Non ho più 17 anni quando, mentre uscivo, a Milano c’era il concerto di uno che voleva tutti vestiti con i colori pesca e nero. Non ho più 18 anni quando, contro il giudizio di tutti i miei amici, ho comprato in Corso Buenos Aires il Lovesexy. Non ho più 19 anni quando come colonna sonora di un video con mia zia e mia mamma ho messo il suo Batman (e solo Giuliano se n’è accorto). Non ho più 20 anni quando ho ascoltato alla radio il funk di New Power Generation di Graffiti Bridge. Non ho più 21 anni quando a militare ad Albenga davano su MTV continuamente il video di Money don’t matter 2nite. Non ho più 21 anni quando in Piazza Bottini ho comprato Sexy Mf (cd e videocassetta). Non ho più 22 anni quando ascoltavo solo e soltanto e sempre il Love Symbol. Non ho più 23 anni quando a Bibione sul giornale c’era scritto che non si chiamava più Prince, ma neppure Victor. Non ho più 24 anni quando comprai Come, The Black Album e The Exodus, 3 album nello stesso anno. Non ho più 25 anni quando Prince era solo su Internet. E pure io esistevo solo su internet. Non ho più 26 anni quando comprai Emancipation ma (cazzo!) non avevo il lettore cd sull’auto della ditta. Non ho più 27 anni quando a Boston sul piano del residence dove dormivo suonai e cantai Starfish and Coffee e ricevetti il mio primo (e unico) applauso all’estero. Non ho più 28 anni quando sull’esempio di Days of Wild, scrissi Solosolo (che sarà il mio inno). Non ho più 29 anni quando imparai Bambi alla chitarra. Non ho più 30 anni quando tornò Prince. Non ho più 31 anni quando uscì The rainbow children e conobbi la magia della batteria suonata da John Blackwell. Non ho più 32 anni quando andai a vederlo per la prima volta dal vivo e pensai “che voce bassa che ha quando parla”. Non ho più 33 anni quando a Bruxelles a un piano suonai Condition of the heart ❤️ e Raspberry Beret davanti a un piccolo pubblico stupito perché si aspettava la Pausini o Nek. Non ho più 34 anni quando 3121 in italiano mi diede l’idea del nome del blog. Non ho più 35 anni quando giravo da solo per Berlino a fare foto grazie alla forza della sua musica.

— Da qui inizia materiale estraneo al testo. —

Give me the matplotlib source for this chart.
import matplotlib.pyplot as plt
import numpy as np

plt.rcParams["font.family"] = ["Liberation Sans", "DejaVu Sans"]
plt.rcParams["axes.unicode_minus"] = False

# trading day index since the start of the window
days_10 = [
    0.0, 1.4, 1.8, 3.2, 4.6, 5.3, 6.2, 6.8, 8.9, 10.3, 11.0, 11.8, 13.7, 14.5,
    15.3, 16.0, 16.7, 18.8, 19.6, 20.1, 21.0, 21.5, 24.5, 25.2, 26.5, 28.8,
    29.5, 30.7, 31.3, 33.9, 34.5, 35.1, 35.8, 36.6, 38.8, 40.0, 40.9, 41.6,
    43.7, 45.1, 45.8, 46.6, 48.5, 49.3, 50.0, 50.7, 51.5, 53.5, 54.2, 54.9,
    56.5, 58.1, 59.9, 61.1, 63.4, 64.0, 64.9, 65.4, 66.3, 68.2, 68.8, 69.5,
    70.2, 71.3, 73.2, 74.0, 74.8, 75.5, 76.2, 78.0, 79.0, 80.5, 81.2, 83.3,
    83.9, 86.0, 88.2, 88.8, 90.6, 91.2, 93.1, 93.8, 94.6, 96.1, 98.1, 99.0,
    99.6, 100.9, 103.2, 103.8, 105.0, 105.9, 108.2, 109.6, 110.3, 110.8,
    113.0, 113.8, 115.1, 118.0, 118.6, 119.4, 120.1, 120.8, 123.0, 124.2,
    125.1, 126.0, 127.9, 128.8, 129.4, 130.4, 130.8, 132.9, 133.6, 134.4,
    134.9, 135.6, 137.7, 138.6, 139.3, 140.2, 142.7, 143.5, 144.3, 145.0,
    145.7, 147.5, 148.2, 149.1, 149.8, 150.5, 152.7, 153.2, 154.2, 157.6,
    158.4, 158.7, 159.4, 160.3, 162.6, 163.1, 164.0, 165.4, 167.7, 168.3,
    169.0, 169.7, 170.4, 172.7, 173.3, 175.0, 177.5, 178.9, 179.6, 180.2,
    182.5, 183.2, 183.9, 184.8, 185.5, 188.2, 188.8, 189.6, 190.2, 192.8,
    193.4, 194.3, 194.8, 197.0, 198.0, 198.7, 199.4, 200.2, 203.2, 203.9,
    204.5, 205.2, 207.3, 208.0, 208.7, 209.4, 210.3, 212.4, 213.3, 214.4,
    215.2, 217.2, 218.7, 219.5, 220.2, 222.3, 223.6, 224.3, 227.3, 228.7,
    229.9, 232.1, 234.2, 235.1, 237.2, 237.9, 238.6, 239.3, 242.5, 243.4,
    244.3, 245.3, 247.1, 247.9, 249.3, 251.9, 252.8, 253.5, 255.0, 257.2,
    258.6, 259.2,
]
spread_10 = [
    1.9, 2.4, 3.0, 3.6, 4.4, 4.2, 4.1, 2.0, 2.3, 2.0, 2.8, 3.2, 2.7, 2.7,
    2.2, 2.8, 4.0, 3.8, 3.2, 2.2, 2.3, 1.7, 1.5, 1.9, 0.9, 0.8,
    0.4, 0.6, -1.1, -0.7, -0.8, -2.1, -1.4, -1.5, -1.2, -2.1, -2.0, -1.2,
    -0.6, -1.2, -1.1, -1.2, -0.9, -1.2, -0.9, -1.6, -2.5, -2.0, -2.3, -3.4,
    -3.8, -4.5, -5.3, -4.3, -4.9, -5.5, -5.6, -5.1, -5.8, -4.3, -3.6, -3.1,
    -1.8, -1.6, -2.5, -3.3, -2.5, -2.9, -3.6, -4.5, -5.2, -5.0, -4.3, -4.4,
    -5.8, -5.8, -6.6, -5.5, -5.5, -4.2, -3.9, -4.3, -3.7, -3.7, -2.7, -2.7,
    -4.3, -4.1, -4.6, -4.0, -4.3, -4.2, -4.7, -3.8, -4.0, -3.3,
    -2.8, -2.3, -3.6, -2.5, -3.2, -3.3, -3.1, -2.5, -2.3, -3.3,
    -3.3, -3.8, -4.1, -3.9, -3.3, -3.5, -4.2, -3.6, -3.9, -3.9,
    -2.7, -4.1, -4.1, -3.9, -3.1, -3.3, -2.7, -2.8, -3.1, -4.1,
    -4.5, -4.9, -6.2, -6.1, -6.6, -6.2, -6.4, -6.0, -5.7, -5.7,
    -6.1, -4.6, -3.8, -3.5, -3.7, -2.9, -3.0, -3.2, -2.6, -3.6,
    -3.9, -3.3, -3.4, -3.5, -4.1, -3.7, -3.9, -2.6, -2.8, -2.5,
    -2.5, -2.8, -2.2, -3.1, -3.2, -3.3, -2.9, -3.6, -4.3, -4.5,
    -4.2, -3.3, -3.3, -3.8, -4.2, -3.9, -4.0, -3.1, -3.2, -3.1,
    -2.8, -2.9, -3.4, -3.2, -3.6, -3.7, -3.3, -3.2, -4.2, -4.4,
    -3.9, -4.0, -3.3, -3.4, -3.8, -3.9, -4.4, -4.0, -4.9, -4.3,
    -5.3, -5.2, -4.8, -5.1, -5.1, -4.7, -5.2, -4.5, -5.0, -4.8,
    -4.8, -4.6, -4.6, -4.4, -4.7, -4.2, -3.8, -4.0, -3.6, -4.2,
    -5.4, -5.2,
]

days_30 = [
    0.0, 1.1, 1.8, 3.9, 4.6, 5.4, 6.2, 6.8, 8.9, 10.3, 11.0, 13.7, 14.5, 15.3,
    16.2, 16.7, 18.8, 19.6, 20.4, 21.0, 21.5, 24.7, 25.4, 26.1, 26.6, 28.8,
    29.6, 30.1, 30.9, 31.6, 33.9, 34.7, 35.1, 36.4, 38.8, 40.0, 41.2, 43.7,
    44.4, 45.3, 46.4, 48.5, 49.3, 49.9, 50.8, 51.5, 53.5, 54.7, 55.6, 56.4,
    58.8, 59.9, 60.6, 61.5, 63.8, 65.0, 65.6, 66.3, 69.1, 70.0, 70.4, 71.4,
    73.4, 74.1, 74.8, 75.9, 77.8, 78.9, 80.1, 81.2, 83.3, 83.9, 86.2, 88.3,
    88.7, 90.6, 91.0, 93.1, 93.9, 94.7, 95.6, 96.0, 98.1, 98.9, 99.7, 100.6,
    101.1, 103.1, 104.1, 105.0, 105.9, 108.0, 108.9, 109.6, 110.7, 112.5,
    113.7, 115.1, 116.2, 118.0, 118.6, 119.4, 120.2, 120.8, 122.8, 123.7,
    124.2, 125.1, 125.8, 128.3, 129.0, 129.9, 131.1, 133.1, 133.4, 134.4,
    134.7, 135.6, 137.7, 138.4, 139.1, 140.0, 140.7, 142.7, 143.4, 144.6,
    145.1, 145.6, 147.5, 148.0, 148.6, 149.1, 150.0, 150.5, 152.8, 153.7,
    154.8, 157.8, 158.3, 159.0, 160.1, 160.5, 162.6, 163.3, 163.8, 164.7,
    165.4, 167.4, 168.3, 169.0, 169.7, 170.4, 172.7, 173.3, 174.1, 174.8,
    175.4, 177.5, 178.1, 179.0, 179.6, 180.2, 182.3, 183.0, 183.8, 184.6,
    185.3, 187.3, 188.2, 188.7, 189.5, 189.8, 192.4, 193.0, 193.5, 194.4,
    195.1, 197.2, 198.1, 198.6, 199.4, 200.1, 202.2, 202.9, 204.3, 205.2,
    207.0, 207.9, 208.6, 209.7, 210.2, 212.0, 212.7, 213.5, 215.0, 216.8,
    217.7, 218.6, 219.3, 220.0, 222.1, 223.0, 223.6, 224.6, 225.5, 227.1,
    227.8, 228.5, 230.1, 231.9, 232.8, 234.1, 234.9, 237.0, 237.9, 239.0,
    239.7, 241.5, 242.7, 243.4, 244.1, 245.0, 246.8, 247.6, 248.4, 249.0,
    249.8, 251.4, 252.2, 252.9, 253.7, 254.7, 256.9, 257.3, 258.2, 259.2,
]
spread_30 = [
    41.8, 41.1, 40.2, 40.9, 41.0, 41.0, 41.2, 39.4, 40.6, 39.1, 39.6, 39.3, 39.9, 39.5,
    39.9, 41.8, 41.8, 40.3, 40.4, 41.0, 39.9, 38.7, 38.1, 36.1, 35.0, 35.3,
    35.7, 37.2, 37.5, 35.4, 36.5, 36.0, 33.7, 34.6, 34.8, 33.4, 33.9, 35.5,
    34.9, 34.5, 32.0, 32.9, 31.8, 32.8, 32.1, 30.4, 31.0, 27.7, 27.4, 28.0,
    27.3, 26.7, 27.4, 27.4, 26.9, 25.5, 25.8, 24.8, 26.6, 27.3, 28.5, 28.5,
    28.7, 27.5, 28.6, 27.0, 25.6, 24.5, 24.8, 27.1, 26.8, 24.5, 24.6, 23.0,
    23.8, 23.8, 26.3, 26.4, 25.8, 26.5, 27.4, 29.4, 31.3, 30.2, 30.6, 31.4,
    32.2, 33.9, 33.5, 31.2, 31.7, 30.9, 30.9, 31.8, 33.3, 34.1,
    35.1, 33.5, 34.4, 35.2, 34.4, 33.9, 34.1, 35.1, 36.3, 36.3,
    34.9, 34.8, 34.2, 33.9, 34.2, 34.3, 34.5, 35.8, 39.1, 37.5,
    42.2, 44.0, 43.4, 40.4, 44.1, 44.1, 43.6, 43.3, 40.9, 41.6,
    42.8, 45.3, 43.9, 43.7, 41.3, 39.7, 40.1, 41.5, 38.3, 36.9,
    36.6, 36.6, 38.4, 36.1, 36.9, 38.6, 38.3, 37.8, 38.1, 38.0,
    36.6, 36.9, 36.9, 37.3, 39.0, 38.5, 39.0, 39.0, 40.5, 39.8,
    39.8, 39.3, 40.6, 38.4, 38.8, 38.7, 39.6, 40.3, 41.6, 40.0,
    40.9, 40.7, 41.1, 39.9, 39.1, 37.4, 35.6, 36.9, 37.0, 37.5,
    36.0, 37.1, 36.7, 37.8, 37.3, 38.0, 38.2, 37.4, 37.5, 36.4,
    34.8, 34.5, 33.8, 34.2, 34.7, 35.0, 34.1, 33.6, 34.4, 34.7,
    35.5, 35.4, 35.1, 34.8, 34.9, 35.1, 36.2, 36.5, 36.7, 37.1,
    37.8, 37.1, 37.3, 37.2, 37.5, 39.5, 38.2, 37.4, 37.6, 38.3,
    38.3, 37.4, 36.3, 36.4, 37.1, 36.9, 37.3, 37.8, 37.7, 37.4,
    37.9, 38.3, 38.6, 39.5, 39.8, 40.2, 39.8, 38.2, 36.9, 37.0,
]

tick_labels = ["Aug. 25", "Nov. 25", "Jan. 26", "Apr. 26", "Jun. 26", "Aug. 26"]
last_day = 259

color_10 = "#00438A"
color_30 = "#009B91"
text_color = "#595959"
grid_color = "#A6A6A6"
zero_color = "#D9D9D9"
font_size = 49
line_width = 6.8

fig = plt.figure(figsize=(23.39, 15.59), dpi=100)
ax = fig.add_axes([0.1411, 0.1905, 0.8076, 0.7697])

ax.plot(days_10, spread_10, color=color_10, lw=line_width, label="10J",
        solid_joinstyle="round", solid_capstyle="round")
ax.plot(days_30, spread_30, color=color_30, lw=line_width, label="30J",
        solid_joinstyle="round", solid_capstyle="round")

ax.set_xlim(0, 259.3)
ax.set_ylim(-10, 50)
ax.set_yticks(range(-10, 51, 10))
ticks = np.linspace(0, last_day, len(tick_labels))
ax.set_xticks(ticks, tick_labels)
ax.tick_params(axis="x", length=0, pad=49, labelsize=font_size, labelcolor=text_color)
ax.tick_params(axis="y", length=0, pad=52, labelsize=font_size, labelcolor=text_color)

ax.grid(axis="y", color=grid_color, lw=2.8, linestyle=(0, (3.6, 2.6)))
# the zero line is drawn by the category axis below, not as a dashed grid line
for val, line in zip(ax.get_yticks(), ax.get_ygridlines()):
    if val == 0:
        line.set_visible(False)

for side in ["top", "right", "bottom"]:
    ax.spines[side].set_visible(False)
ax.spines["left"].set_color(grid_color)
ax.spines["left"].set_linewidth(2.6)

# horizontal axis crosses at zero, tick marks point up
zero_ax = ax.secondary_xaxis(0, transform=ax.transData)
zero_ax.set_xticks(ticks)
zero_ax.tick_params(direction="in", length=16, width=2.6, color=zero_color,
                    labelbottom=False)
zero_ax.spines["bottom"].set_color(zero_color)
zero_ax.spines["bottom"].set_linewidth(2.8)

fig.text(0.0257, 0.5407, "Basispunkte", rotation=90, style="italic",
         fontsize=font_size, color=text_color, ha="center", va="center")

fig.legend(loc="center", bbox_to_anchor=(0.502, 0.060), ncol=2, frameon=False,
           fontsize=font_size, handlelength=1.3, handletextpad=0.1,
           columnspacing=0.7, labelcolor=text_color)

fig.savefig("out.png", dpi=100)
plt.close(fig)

Tutto questo è morto il 21 aprile del 2016. Tranne ciò che è iniziato l’estate del 2006 quando tu mi hai scritto una mail e contro le persone che ci giudicano è nata la nostra bellissima storia. D’altronde c’era una scala da salire e la stiamo scalando. Con uno come Prince non puoi fare finta di essere qualcun altro, come fanno quasi tutti intorno a me.